Circuit Rider

Circuit Rider
Merritt Mauzey
Lithograph
Inscribed on lower margin: “For Bishop O. Eugene Slater, with best wishes”
Gift of Bishop O. Eugene Slater, 1996

Merritt Mauzey (1897–1973) was associated with the Dallas Nine, a group of area artists, including Jerry Bywaters, Everett Spruce, Otis Dozier, Alexander Hogue, Allie Tennant, Octavio Medellín, Florence McClung, Ed Bearden, and others who responded more to the life and idiosyncrasies of their region than to modernist ideologies. The group was active during the 1930s and 1940s, and the artists made the most of opportunities offered by the Work Projects Administration. They held the murals, drawings, and paintings of Diego Rivera and José Clemente Orozco in strong affinity to their own aesthetic.

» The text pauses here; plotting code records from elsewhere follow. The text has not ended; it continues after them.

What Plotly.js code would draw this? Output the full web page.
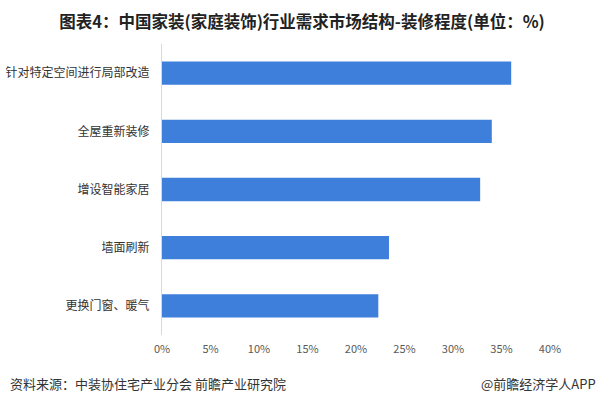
<!DOCTYPE html>
<html><head><meta charset="utf-8">
<script src="https://cdn.plot.ly/plotly-3.0.1.min.js"></script>
<style>html,body{margin:0;padding:0;background:#fff}#chart{width:604px;height:403px}</style>
</head><body><div id="chart"></div>
<script>
var categories = ["针对特定空间进行局部改造","全屋重新装修","增设智能家居","墙面刷新","更换门窗、暖气"];
var values = [36.0, 34.0, 32.8, 23.4, 22.3];
var tickVals = [0,5,10,15,20,25,30,35,40];
var tickText = ["0%","5%","10%","15%","20%","25%","30%","35%","40%"];
var F = '"Noto Sans CJK SC", "Microsoft YaHei", sans-serif';
var trace = {type:'bar', orientation:'h', x: values, y: categories,
  marker:{color:'#3e7fdc'}, hoverinfo:'skip'};
var layout = {
  width:604, height:403, paper_bgcolor:'#fff', plot_bgcolor:'#fff',
  margin:{l:162, r:54, t:44, b:68},
  bargap:0.6, showlegend:false,
  font:{family:F, color:'#333'},
  title:{text:'图表4：中国家装(家庭装饰)行业需求市场结构-装修程度(单位：%)', x:0.5, xref:'container', y:0.945, yref:'container', xanchor:'center', yanchor:'middle',
    font:{family:F, size:16.5, color:'#222', weight:'bold'}},
  xaxis:{range:[0,40], tickvals:tickVals, ticktext:tickText, showgrid:false, zeroline:false, showline:false,
    ticks:'', ticklabelstandoff:6, tickfont:{size:11, color:'#595959', family:F}, fixedrange:true},
  yaxis:{autorange:'reversed', showgrid:false, zeroline:false, showline:true, linecolor:'#d9d9d9', linewidth:1,
    ticks:'', ticklabelstandoff:9, tickfont:{size:12, color:'#333', family:F}, fixedrange:true},
  annotations:[
    {text:'资料来源：中装协住宅产业分会 前瞻产业研究院', xref:'paper', yref:'paper', x:-154/388, y:-48/291, xanchor:'left', yanchor:'middle', showarrow:false, font:{size:13, color:'#333', family:F}},
    {text:'@前瞻经济学人APP', xref:'paper', yref:'paper', x:(598-162)/388, y:-48/291, xanchor:'right', yanchor:'middle', showarrow:false, font:{size:13, color:'#333', family:F}}
  ]
};
Plotly.newPlot('chart',[trace],layout,{displayModeBar:false, staticPlot:true});
</script></body></html>
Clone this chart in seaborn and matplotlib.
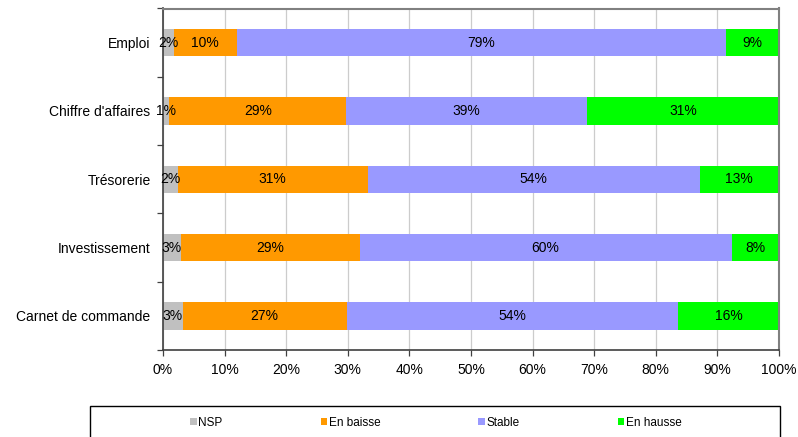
import matplotlib
matplotlib.use("Agg")
import matplotlib.pyplot as plt
from matplotlib.patches import Rectangle
from matplotlib.ticker import FixedLocator, PercentFormatter
import numpy as np
import pandas as pd
import seaborn as sns

# Survey answers per topic, in percent of respondents
categories = ["Emploi", "Chiffre d'affaires", "Trésorerie", "Investissement", "Carnet de commande"]
series_names = ["NSP", "En baisse", "Stable", "En hausse"]
nsp = [1.75, 1.05, 2.4, 2.85, 3.2]
en_baisse = [10.2, 28.65, 30.8, 29.05, 26.6]
stable = [79.4, 39.2, 53.9, 60.4, 53.8]
en_hausse = [8.65, 31.1, 12.9, 7.7, 16.4]
colors = ["#C0C0C0", "#FF9900", "#9999FF", "#00FF00"]
x_ticks = list(range(0, 101, 10))

sns.set_theme(style="white")
plt.rcParams["font.family"] = ["Liberation Sans", "DejaVu Sans"]

df = pd.DataFrame({"categorie": categories, "NSP": nsp, "En baisse": en_baisse,
                   "Stable": stable, "En hausse": en_hausse})
cum = df[series_names].cumsum(axis=1)
starts = cum - df[series_names]

fig = plt.figure(figsize=(7.98, 4.37), dpi=100)
ax = fig.add_axes([163 / 798, 87 / 437, 616 / 798, 341.5 / 437])

# Stacked bars: draw cumulative totals from the last series backwards
for name, col in reversed(list(zip(series_names, colors))):
    sns.barplot(x=cum[name], y=df["categorie"], order=categories, orient="h",
                color=col, width=0.4, linewidth=0, saturation=1, ax=ax, label=name)
if ax.get_legend() is not None:
    ax.get_legend().remove()

# Segment labels
for name in series_names:
    for i, cat in enumerate(categories):
        v = df.loc[i, name]
        xc = starts.loc[i, name] + v / 2
        ax.text(xc, i, f"{v:.0f}%", ha="center", va="center", fontsize=10, color="#000000")

ax.set_xlim(0, 100)
ax.set_ylim(len(categories) - 0.5, -0.5)
ax.set_xlabel("")
ax.set_ylabel("")
ax.xaxis.set_major_locator(FixedLocator(x_ticks))
ax.xaxis.set_major_formatter(PercentFormatter(decimals=0))
ax.grid(axis="x", color="#CCCCCC", linewidth=0.9)
ax.set_axisbelow(True)

ax.yaxis.set_minor_locator(FixedLocator(np.arange(-0.5, len(categories), 1.0)))
ax.tick_params(axis="y", which="major", length=0, pad=9, labelsize=10, labelcolor="#000000")
ax.tick_params(axis="y", which="minor", length=4, width=0.9, color="#404040", left=True)
ax.tick_params(axis="x", which="major", length=4, width=0.9, color="#404040", bottom=True,
               pad=5, labelsize=10, labelcolor="#000000")

for side in ["left", "bottom"]:
    ax.spines[side].set_color("#404040")
    ax.spines[side].set_linewidth(1.2)
for side in ["top", "right"]:
    ax.spines[side].set_visible(True)
    ax.spines[side].set_color("#808080")
    ax.spines[side].set_linewidth(1.5)

# Legend box below the plot (its lower edge runs past the figure)
fig.patches.append(Rectangle((90 / 798, -0.05), 690 / 798, 1 - 406 / 437 + 0.05,
                             transform=fig.transFigure, fill=False,
                             edgecolor="#000000", linewidth=1.0))

handles, labels = ax.get_legend_handles_labels()
order = [labels.index(n) for n in series_names]
leg = fig.legend([handles[k] for k in order], series_names,
                 loc="center", bbox_to_anchor=(436 / 798, 1 - 423 / 437),
                 ncol=4, fontsize=8.5, frameon=False,
                 handlelength=0.55, handleheight=0.55, handletextpad=0.15,
                 columnspacing=8.3, borderpad=0, borderaxespad=0)
for t in leg.get_texts():
    t.set_color("#000000")

fig.savefig("out.png", dpi=100)
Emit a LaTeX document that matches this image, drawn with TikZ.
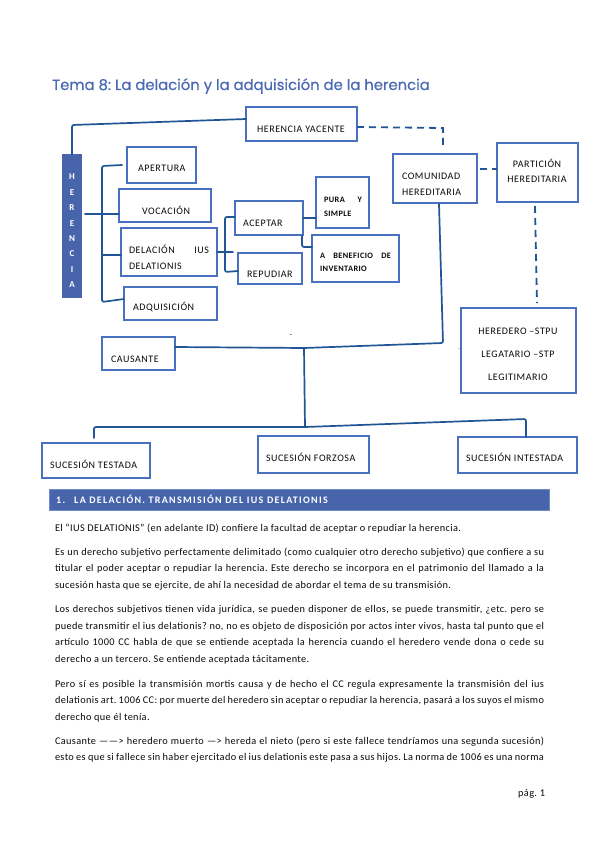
\documentclass[tikz,border=0pt]{standalone}
\usepackage{fontspec}
\setmainfont{Carlito}
\newfontfamily\titlefont{Poppins}[FakeBold=0.5]
\usetikzlibrary{calc}
\definecolor{boxcol}{RGB}{74,112,192}
\definecolor{linecol}{RGB}{32,86,150}
\definecolor{barcol}{RGB}{72,101,172}
\definecolor{barborder}{RGB}{110,138,200}
\definecolor{titlecol}{RGB}{74,106,180}
\definecolor{txtcol}{RGB}{10,10,10}
\frenchspacing
\begin{document}
\begin{tikzpicture}[x=1pt,y=-1pt,
  box/.style={draw=boxcol, line width=1.3pt, inner sep=0pt, outer sep=0pt, anchor=north west, rectangle},
  lbl/.style={inner sep=0pt, outer sep=0pt, anchor=base west, text=txtcol, font=\fontsize{10}{11}\selectfont\addfontfeatures{LetterSpace=5.5}},
  lblc/.style={lbl, anchor=base},
  small/.style={inner sep=0pt, outer sep=0pt, anchor=base west, text=txtcol, font=\bfseries\fontsize{8.3}{9}\selectfont\addfontfeatures{LetterSpace=5}},
  vlet/.style={inner sep=0pt, outer sep=0pt, anchor=base, text=white, font=\bfseries\fontsize{9}{10}\selectfont},
  conn/.style={draw=linecol, line width=1.7pt, line cap=round, line join=round, rounded corners=2pt},
  dconn/.style={draw=linecol, line width=1.8pt, dash pattern=on 7pt off 5pt},
  body/.style={inner sep=0pt, outer sep=0pt, anchor=base west, text=txtcol, font=\fontsize{10.3}{12}\selectfont\addfontfeatures{LetterSpace=3.5}}
]
\useasboundingbox (0,0) rectangle (599,848);
\fill[white] (0,0) rectangle (599,848);

% title
\node[anchor=base west, inner sep=0pt, text=titlecol, font=\titlefont\fontsize{14.8}{16}\selectfont] (title) at (52,90) {Tema 8: La delación y la adquisición de la herencia};

% boxes
\node[box, minimum width=111pt, minimum height=34pt] (yacente) at (246,107) {};
\node[box, minimum width=69pt, minimum height=36pt] (apertura) at (127,147) {};
\node[box, minimum width=92pt, minimum height=33pt] (vocacion) at (119,189) {};
\node[box, minimum width=96pt, minimum height=48pt] (delacion) at (121,228) {};
\node[box, minimum width=93pt, minimum height=33pt] (adquisicion) at (124,287) {};
\node[box, minimum width=68pt, minimum height=34pt] (aceptar) at (235,201) {};
\node[box, minimum width=64pt, minimum height=31pt] (repudiar) at (238,253) {};
\node[box, minimum width=53pt, minimum height=51pt] (pura) at (316,177) {};
\node[box, minimum width=87pt, minimum height=47pt] (beneficio) at (312,235) {};
\node[box, minimum width=84pt, minimum height=49pt] (comunidad) at (393,154) {};
\node[box, minimum width=81pt, minimum height=59pt] (particion) at (497,143) {};
\node[box, minimum width=115pt, minimum height=85pt] (heredero) at (461,308) {};
\node[box, minimum width=73pt, minimum height=33pt] (causante) at (102,337) {};
\node[box, minimum width=108pt, minimum height=35pt] (testada) at (42,443) {};
\node[box, minimum width=111pt, minimum height=37pt] (forzosa) at (258,436) {};
\node[box, minimum width=119pt, minimum height=36pt] (intestada) at (458,437) {};

% herencia bar
\node[fill=barcol, draw=none, inner sep=0pt, outer sep=0pt, minimum width=20pt, minimum height=144pt, anchor=north west] (herbar) at (62,154) {};
\node[vlet] (h1) at (72,179.5) {H};
\node[vlet] (h2) at (72,195.5) {E};
\node[vlet] (h3) at (72,210.5) {R};
\node[vlet] (h4) at (72,226.5) {E};
\node[vlet] (h5) at (72,241.5) {N};
\node[vlet] (h6) at (72,256.5) {C};
\node[vlet] (h7) at (72,272.5) {I};
\node[vlet] (h8) at (72,287.5) {A};

% labels
\node[lblc] (yacente-t) at (301,132) {HERENCIA YACENTE};
\node[lbl] (apertura-t) at (138,171) {APERTURA};
\node[lbl] (vocacion-t) at (142,214) {VOCACIÓN};
\node[lbl] (delacion-t1) at (129,253) {\makebox[80pt][l]{DELACIÓN\hfill IUS}};
\node[lbl] (delacion-t2) at (129,269) {DELATIONIS};
\node[lbl] (adquisicion-t) at (133,310) {ADQUISICIÓN};
\node[lbl] (aceptar-t) at (243,226) {ACEPTAR};
\node[lbl] (repudiar-t) at (247,277) {REPUDIAR};
\node[small] (pura-t1) at (324,202) {\makebox[38pt][l]{PURA\hfill Y}};
\node[small] (pura-t2) at (324,216) {SIMPLE};
\node[small] (beneficio-t1) at (320,258) {\makebox[71pt][s]{A BENEFICIO DE}};
\node[small] (beneficio-t2) at (320,271) {INVENTARIO};
\node[lbl] (comunidad-t1) at (402,179) {COMUNIDAD};
\node[lbl] (comunidad-t2) at (402,195) {HEREDITARIA};
\node[lblc] (particion-t1) at (537,167) {PARTICIÓN};
\node[lblc] (particion-t2) at (537,182) {HEREDITARIA};
\node[lblc] (heredero-t1) at (518,334) {HEREDERO –STPU};
\node[lblc] (heredero-t2) at (518,357) {LEGATARIO –STP};
\node[lblc] (heredero-t3) at (518,380) {LEGITIMARIO};
\node[lbl] (causante-t) at (111,362) {CAUSANTE};
\node[lbl] (testada-t) at (50,468) {SUCESIÓN TESTADA};
\node[lbl] (forzosa-t) at (266,461) {SUCESIÓN FORZOSA};
\node[lbl] (intestada-t) at (466,461) {SUCESIÓN INTESTADA};
\node[inner sep=0pt, anchor=base, font=\fontsize{9}{9}\selectfont] (dot1) at (291,335) {.};
\node[inner sep=0pt, anchor=base, font=\fontsize{6}{6}\selectfont] (dot2) at (459,349) {.};

% connector coordinates
\coordinate (yacW) at (246,119);
\coordinate (herR) at (85,214);
\coordinate (brTop) at (122,165);
\coordinate (adqW) at (124,299);
\coordinate (delE) at (217,252);
\coordinate (comS) at (439,204);
\coordinate (juncA) at (304,348);
\coordinate (juncB) at (305,427);
\coordinate (testN) at (94,438);
\coordinate (intN) at (526,437);

% solid connectors
\draw[conn] (herbar.north) -- (72,125) -- (yacW);
\draw[conn] (brTop) -- (102,166) -- (102,302) -- (adqW);
\draw[conn] (herR) -- (vocacion.west |- herR);
\draw[conn] (102,255) -- (delacion.west |- 0,255);
\draw[conn] (delE) -- (233,252);
\draw[conn] (aceptar.west |- 0,217) -- (225,217) -- (225,272) -- (repudiar.west |- 0,271);
\draw[conn] (aceptar.east |- 0,218) -- (pura.west |- 0,218);
\draw[conn] (302,236) -- (302,247) -- (beneficio.west |- 0,247);
\draw[conn] (comS) -- (443,343) -- (juncA) -- (causante.east |- 0,347);
\draw[conn] (juncA) -- (juncB);
\draw[conn] (testN) -- (94,427) -- (juncB) -- (526,419) -- (intN);

% dashed connectors
\draw[dconn] (yacente.east |- 0,127) -- (443,128) -- (443,147);
\draw[dconn] (480,169) -- (particion.west |- 0,169);
\draw[dconn] (535,206) -- (537,303);

% section bar
\node[fill=barcol, draw=barborder, line width=0.8pt, inner sep=0pt, outer sep=0pt, minimum width=500pt, minimum height=21pt, anchor=north west] (secbar) at (49,489) {};
\node[anchor=base west, inner sep=0pt, text=white, font=\bfseries\fontsize{10}{11}\selectfont\addfontfeatures{LetterSpace=13}] (sectxt) at (56,503) {1.\hspace{9pt}LA DELACIÓN. TRANSMISIÓN DEL IUS DELATIONIS};

% body text
\node[body] (l1) at (55,531) {El “IUS DELATIONIS” (en adelante ID) confiere la facultad de aceptar o repudiar la herencia.};
\node[body] (l2) at (55,555) {\makebox[489pt][s]{Es un derecho subjetivo perfectamente delimitado (como cualquier otro derecho subjetivo) que confiere a su}};
\node[body] (l3) at (55,571.5) {\makebox[489pt][s]{titular el poder aceptar o repudiar la herencia. Este derecho se incorpora en el patrimonio del llamado a la}};
\node[body] (l4) at (55,588) {sucesión hasta que se ejercite, de ahí la necesidad de abordar el tema de su transmisión.};
\node[body] (l5) at (55,612.5) {\makebox[489pt][s]{Los derechos subjetivos tienen vida jurídica, se pueden disponer de ellos, se puede transmitir, ¿etc. pero se}};
\node[body] (l6) at (55,629) {\makebox[489pt][s]{puede transmitir el ius delationis? no, no es objeto de disposición por actos inter vivos, hasta tal punto que el}};
\node[body] (l7) at (55,645.5) {\makebox[489pt][s]{artículo 1000 CC habla de que se entiende aceptada la herencia cuando el heredero vende dona o cede su}};
\node[body] (l8) at (55,662) {derecho a un tercero. Se entiende aceptada tácitamente.};
\node[body] (l9) at (55,687) {\makebox[489pt][s]{Pero sí es posible la transmisión mortis causa y de hecho el CC regula expresamente la transmisión del ius}};
\node[body] (l10) at (55,703.5) {\makebox[489pt][s]{delationis art. 1006 CC: por muerte del heredero sin aceptar o repudiar la herencia, pasará a los suyos el mismo}};
\node[body] (l11) at (55,720) {derecho que él tenía.};
\node[body] (l12) at (55,744) {\makebox[489pt][s]{Causante ——> heredero muerto —> hereda el nieto (pero si este fallece tendríamos una segunda sucesión)}};
\node[body] (l13) at (55,760.5) {\makebox[489pt][s]{esto es que si fallece sin haber ejercitado el ius delationis este pasa a sus hijos. La norma de 1006 es una norma}};
\node[body, anchor=base east] (page) at (545,796) {pág. 1};
\end{tikzpicture}
\end{document}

Mauzey was the last of nine children born into a family of cotton sharecroppers in the Edwards Plateau region of Texas. The family moved further west and bought property to farm in Nolan County. While in high school there Mauzey worked through a correspondence school program in art. He tried farming, but in 1927 Merritt and Margaret Mauzey, they had married in 1916, and eight-year-old Merritt, Jr. moved to Dallas. Merritt worked in a cotton export firm as clerk.

Mauzey entered Dallas Public Evening School, practicing printmaking under Frank Klepper, art director of the Southwest School of Fine Arts. He learned copperplate etching, but soon discovered lithography and became consumed with the process, sending his drawings to Philadelphia for printing until he was able to purchase his own lithographic stones and press. Mauzey’s images featured landscapes, many making strong reference to cotton farming, processing, and shipping which were intimately familiar to him. Others depicted Bible scenes as an expression of faith that grew out of Mauzey’s Presbyterian upbringing. In 1943 he left the cotton export firm for Firestone Rubber Company where he worked until 1962 while continuing his artistic production at a frenetic pace in the evenings. Beginning in 1955 Mauzey wrote and illustrated a series of children’s books published by Abelard-Schuman on farming, industry, and rural life: Texas Ranch Boy, Cotton-Farm Boy, Oilfield Boy, Rice Boy, Rubber Boy, and Salt Boy.

In 1970 Bridwell Library was recipient of a gift from Mauzey of drawings and lithographs including ninety-nine biblical scenes as well as other pictures. The collection was transferred to the Bywaters Special Collection of SMU’s Hamon Library in 2008 in order to place Mauzey’s work in closer context to that of his peers.